Due to the success of deep learning in related areas, it is also making in-roads into security. While a complete automation of a practical security system may be a remote prospect, we have seen many security sub-systems being upgraded with deep learning capabilities. For its self-learning capabilities, deep learning has been successfully used for enterprise-level network intrusion detection, malware detection and analysis, spam and phishing detection, and data privacy protection.

This work brings deep learning for security closer to the end-user. In addition to providing latency and scalability benefits, it enables a path away from privacy-invasive training and inference procedures.

In the first part of this work, I introduce Percival, an in-browser, deep learning powered native perceptual ad blocker implemented in two browsers. Percival advances the state of ad blocking and defends against a variety of attacks published against ad blockers, all while running purely client-side without any server intervention.

In the second part of this work, I present Boxer, a client-side Software Development Kit (SDK) and a server that can be used to prevent credit card fraud. Boxer’s client-side SDK scans user’s credit card and extracts high-level privacy-preserving features, which it then sends to the server for further processing. Boxer runs the entire deep learning inference client-side which ensures privacy-sensitive user data never leaves the user’s device.

While Percival and Boxer respect end-user privacy and run machine learning inference client-side, the performance differences in running these models on end-devices could result in the compromise of the system utility or introduce bias into the decision process.
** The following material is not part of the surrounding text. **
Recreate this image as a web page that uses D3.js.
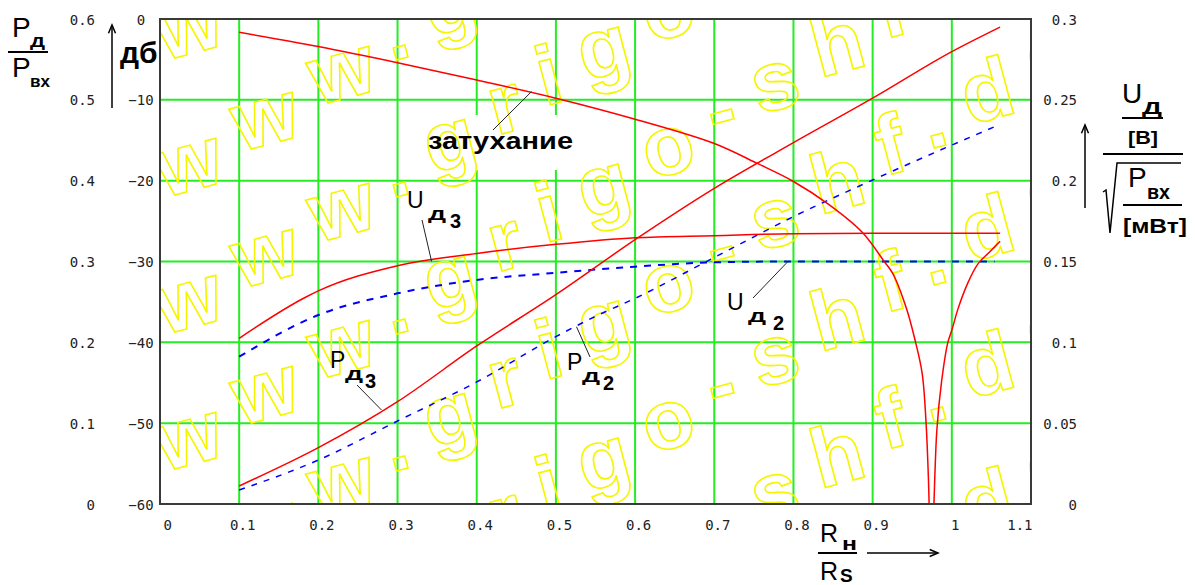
<!DOCTYPE html>
<html>
<head>
<meta charset="utf-8">
<script src="https://cdn.jsdelivr.net/npm/d3@7"></script>
<style>
    body { margin: 0; background: #ffffff; }
    svg { display: block; }
</style>
</head>
<body>
<div class="chart"></div>
<script>
// ---- данные ----
const xTicks = [0, 0.1, 0.2, 0.3, 0.4, 0.5, 0.6, 0.7, 0.8, 0.9, 1.0, 1.1];
const dbTicks = [0, -10, -20, -30, -40, -50, -60];
const pTicks = [0.6, 0.5, 0.4, 0.3, 0.2, 0.1, 0];
const uTicks = [0.3, 0.25, 0.2, 0.15, 0.1, 0.05, 0];

// затухание, дБ
const attX = [0.1, 0.2, 0.3, 0.4, 0.5, 0.6, 0.7, 0.755, 0.8, 0.844, 0.886, 0.9154, 0.9255, 0.943, 0.953, 0.9625, 0.9675, 0.9705, 0.974,
    0.981, 0.987, 0.995, 1.0, 1.008, 1.02, 1.033, 1.048, 1.061];
const attDb = [-1.65, -3.4, -5.4, -7.55, -9.8, -12.4, -15.4, -17.9, -20.1, -22.9, -26.3, -30.1, -31.5, -35.9, -39.5, -43.8, -50, -57, -68,
    -51, -44.9, -40, -38.5, -35.8, -32.7, -30.3, -28.8, -27.5];

// P_Д3 / P_вх
const p3X = [0.1, 0.2, 0.3, 0.4, 0.5, 0.6, 0.7, 0.8, 0.9, 1.0, 1.061];
const p3 = [0.0223, 0.0697, 0.1266, 0.1955, 0.259, 0.327, 0.3905, 0.447, 0.502, 0.5596, 0.590];

// P_Д2 / P_вх
const p2X = [0.1, 0.2, 0.3, 0.4, 0.5, 0.549, 0.6, 0.7, 0.8, 0.9, 1.0, 1.061];
const p2 = [0.0173, 0.0544, 0.1027, 0.151, 0.207, 0.2317, 0.2544, 0.305, 0.3555, 0.4008, 0.444, 0.4697];

// U_Д3
const u3X = [0.1, 0.185, 0.2, 0.3, 0.4, 0.5, 0.6, 0.7, 0.8, 0.9, 1.0, 1.061];
const u3 = [0.1025, 0.1282, 0.1318, 0.1474, 0.155, 0.1606, 0.1647, 0.166, 0.1672, 0.1674, 0.1674, 0.1674];

// U_Д2
const u2X = [0.1, 0.2, 0.3, 0.4, 0.5, 0.6, 0.7, 0.8, 0.9, 1.0, 1.054];
const u2 = [0.0911, 0.1169, 0.1303, 0.1386, 0.143, 0.1468, 0.1495, 0.15, 0.15, 0.15, 0.15];

const watermarkText = 'www.grigo-shf.de';

// ---- размеры ----
const width = 1195, height = 585;
const plot = {left: 160, right: 1031, top: 19, bottom: 504};

const svg = d3.select('.chart')
    .append('svg')
    .attr('width', width)
    .attr('height', height)
    .style('font-family', '"Liberation Sans", Arial, sans-serif');

const x = d3.scaleLinear().domain([0, 1.1]).range([plot.left, plot.right]);
const yDb = d3.scaleLinear().domain([-60, 0]).range([plot.bottom, plot.top]);
const yP = d3.scaleLinear().domain([0, 0.6]).range([plot.bottom, plot.top]);
const yU = d3.scaleLinear().domain([0, 0.3]).range([plot.bottom, plot.top]);

svg.append('defs').append('clipPath').attr('id', 'plotClip')
    .append('rect')
    .attr('x', plot.left).attr('y', plot.top)
    .attr('width', plot.right - plot.left).attr('height', plot.bottom - plot.top);

// сетка
const grid = svg.append('g').attr('stroke', '#22ee22').attr('stroke-width', 2);
grid.selectAll('.gv')
    .data(xTicks.filter(d => d > 0 && d < 1.05))
    .enter().append('line')
    .attr('x1', d => x(d)).attr('x2', d => x(d))
    .attr('y1', plot.top).attr('y2', plot.bottom);
grid.selectAll('.gh')
    .data(dbTicks.filter(d => d > -60 && d < 0))
    .enter().append('line')
    .attr('x1', plot.left).attr('x2', plot.right)
    .attr('y1', d => yDb(d)).attr('y2', d => yDb(d));

// белая подложка под надписью "затухание"
svg.append('rect')
    .attr('x', 420).attr('y', 115).attr('width', 160).attr('height', 55)
    .attr('fill', '#ffffff');

// водяной знак (обрезан по полю графика)
const wm = svg.append('g').attr('clip-path', 'url(#plotClip)');
d3.range(-4, 4).forEach(k => {
    wm.append('text')
        .attr('transform', `translate(164,${609 + 137 * k}) rotate(-31)`)
        .attr('rotate', 16)
        .attr('letter-spacing', 24)
        .attr('font-size', 84)
        .attr('font-weight', 'bold')
        .attr('fill', 'none')
        .attr('stroke', '#f5f500')
        .attr('stroke-width', 1.6)
        .text(watermarkText);
});

// кривые
const zip = (xs, ys) => xs.map((v, i) => [v, ys[i]]);
const curves = svg.append('g').attr('clip-path', 'url(#plotClip)').attr('fill', 'none');

function drawCurve(data, yScale, color, dash, w, curve) {
    curves.append('path')
        .datum(data)
        .attr('d', d3.line().x(d => x(d[0])).y(d => yScale(d[1])).curve(curve || d3.curveMonotoneX))
        .attr('stroke', color)
        .attr('stroke-width', w)
        .attr('stroke-dasharray', dash);
}

drawCurve(zip(u2X, u2), yU, '#0000ff', '7,7', 2);
drawCurve(zip(p2X, p2), yP, '#0000ff', '6,7', 1.5);
drawCurve(zip(attX, attDb), yDb, '#ff0000', null, 1.5, d3.curveCatmullRom.alpha(0.5));
drawCurve(zip(p3X, p3), yP, '#ff0000', null, 1.5);
drawCurve(zip(u3X, u3), yU, '#ff0000', null, 1.5);

// выноски
const leaders = svg.append('g').attr('stroke', '#222').attr('stroke-width', 1);
const leader = (x1, y1, x2, y2) => leaders.append('line')
    .attr('x1', x1).attr('y1', y1).attr('x2', x2).attr('y2', y2);
leader(493, 130, x(0.469), yDb(-9.0));
leader(422, 220, x(0.343), yU(0.15));
leader(357, 385, x(0.2797), yP(0.1163));
leader(590, 357, x(0.526), yP(0.2193));
leader(753, 298, x(0.793), yU(0.15));

// подписи кривых
const labels = svg.append('g').attr('fill', '#000');

function txt(g, t, px, py, size, bold, len) {
    let el = g.append('text')
        .attr('x', px).attr('y', py)
        .attr('font-size', size)
        .attr('font-weight', bold ? 'bold' : 'normal')
        .text(t);
    if (len) el.attr('textLength', len).attr('lengthAdjust', 'spacingAndGlyphs');
    return el;
}

txt(labels, 'затухание', 428, 149, 23, true, 145);

function curveLabel(main, idx, px, py, dxSub, dxIdx) {
    txt(labels, main, px, py, 23, false);
    txt(labels, 'Д', px + dxSub, py + 12, 15, true, 18);
    txt(labels, idx, px + dxIdx, py + 20, 20, true);
}
curveLabel('U', '3', 407, 208, 21, 43);
curveLabel('P', '3', 330, 368, 15, 35);
curveLabel('P', '2', 567, 370, 15, 36);
curveLabel('U', '2', 727, 310, 21, 46);

// оси
const tickFont = '"DejaVu Sans Mono", monospace';

const axisB = svg.append('g')
    .attr('transform', `translate(0,${plot.bottom})`)
    .call(d3.axisBottom(x).tickValues(xTicks).tickSize(0).tickFormat(d => d3.format('~g')(d)));
axisB.select('.domain').remove();
axisB.selectAll('text')
    .attr('y', 26).attr('dy', 0)
    .attr('x', (d, i) => i === 0 ? 3 : (i === xTicks.length - 1 ? 1 : 3))
    .attr('text-anchor', (d, i) => i === 0 ? 'start' : (i === xTicks.length - 1 ? 'end' : 'middle'))
    .style('font-family', tickFont).style('font-size', '14px').attr('fill', '#222');

const axisDb = svg.append('g')
    .attr('transform', `translate(${plot.left},0)`)
    .call(d3.axisLeft(yDb).tickValues(dbTicks).tickSize(0).tickFormat(d => d3.format('d')(d)));
axisDb.select('.domain').remove();
axisDb.selectAll('text')
    .attr('x', -19).attr('dy', 0).attr('y', 5)
    .attr('text-anchor', 'middle')
    .style('font-family', tickFont).style('font-size', '14px').attr('fill', '#222');

const axisP = svg.append('g')
    .attr('transform', `translate(${plot.left},0)`)
    .call(d3.axisLeft(yP).tickValues(pTicks).tickSize(0).tickFormat(d => d3.format('~g')(d)));
axisP.select('.domain').remove();
axisP.selectAll('text')
    .attr('x', -65).attr('dy', 0).attr('y', 5)
    .attr('text-anchor', 'end')
    .style('font-family', tickFont).style('font-size', '14px').attr('fill', '#222');

const axisU = svg.append('g')
    .attr('transform', `translate(${plot.right},0)`)
    .call(d3.axisRight(yU).tickValues(uTicks).tickSize(0).tickFormat(d => d3.format('~g')(d)));
axisU.select('.domain').remove();
axisU.selectAll('text')
    .attr('x', 46).attr('dy', 0).attr('y', 5)
    .attr('text-anchor', 'end')
    .style('font-family', tickFont).style('font-size', '14px').attr('fill', '#222');

// рамка
svg.append('rect')
    .attr('x', plot.left).attr('y', plot.top)
    .attr('width', plot.right - plot.left).attr('height', plot.bottom - plot.top)
    .attr('fill', 'none').attr('stroke', '#3a3a3a').attr('stroke-width', 2);

// подписи осей
const titles = svg.append('g').attr('fill', '#000');
const strokes = svg.append('g').attr('stroke', '#000').attr('fill', 'none');

function arrow(x1, y1, x2, y2) {
    strokes.append('line').attr('x1', x1).attr('y1', y1).attr('x2', x2).attr('y2', y2).attr('stroke-width', 1.5);
    const a = Math.atan2(y2 - y1, x2 - x1), len = 9, sp = 0.4;
    strokes.append('path')
        .attr('d', `M${x2 - len * Math.cos(a - sp)},${y2 - len * Math.sin(a - sp)} L${x2},${y2} L${x2 - len * Math.cos(a + sp)},${y2 - len * Math.sin(a + sp)}`)
        .attr('stroke-width', 1.5);
}
function bar(x1, x2, y) {
    strokes.append('line').attr('x1', x1).attr('x2', x2).attr('y1', y).attr('y2', y).attr('stroke-width', 2);
}

// слева: P_Д / P_вх, дб
txt(titles, 'P', 12, 37, 28, false);
txt(titles, 'Д', 30, 47, 15, true, 15);
bar(8, 48, 52);
txt(titles, 'P', 12, 77, 28, false);
txt(titles, 'вх', 30, 87, 17, true, 20);
arrow(112, 108, 112, 25);
txt(titles, 'дб', 120, 63, 30, true);

// справа: U_Д/[B] / sqrt(P_вх/[мВт])
txt(titles, 'U', 1122, 103, 28, false);
txt(titles, 'Д', 1142, 114, 17, true, 20);
bar(1122, 1163, 118);
txt(titles, '[B]', 1128, 144, 19, true, 30);
bar(1103, 1183, 154);
strokes.append('path')
    .attr('d', 'M1103,192 L1106,190 L1110,233 L1117,163 L1181,163')
    .attr('stroke-width', 1.5);
txt(titles, 'P', 1128, 187, 28, false);
txt(titles, 'вх', 1147, 199, 21, true, 23);
bar(1123, 1182, 205);
txt(titles, '[мВт]', 1123, 233, 20, true, 64);
arrow(1085, 208, 1085, 125);

// снизу: R_н / R_S
txt(titles, 'R', 820, 542, 25, false);
txt(titles, 'н', 842, 550, 19, true, 15);
bar(818, 857, 553);
txt(titles, 'R', 820, 580, 25, false);
txt(titles, 'S', 840, 582, 19, true);
arrow(867, 553, 938, 553);
</script>
</body>
</html>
Percival could degrade the browsing experience and Boxer could unfairly block a user with a low-end device.

In the third part of this work, I quantify the performance differences of running Boxer on the breadth of the devices one can see in distribution. Specifically, I perform a large-scale in-field study of running Boxer on front-end devices and quantify the impact of hardware diversity on the performance and reliability of Boxer’s machine learning pipeline. I identify the key performance metrics and design strategies that are critical for any on-device machine learning application.

Finally, in the last part of this work, I present a new anti-fraud payment card scanning system called Daredevil. Daredevil incorporates insights from the in-field measurement study and works well across the broad range of performance characteristics and hardware configurations found on modern mobile devices.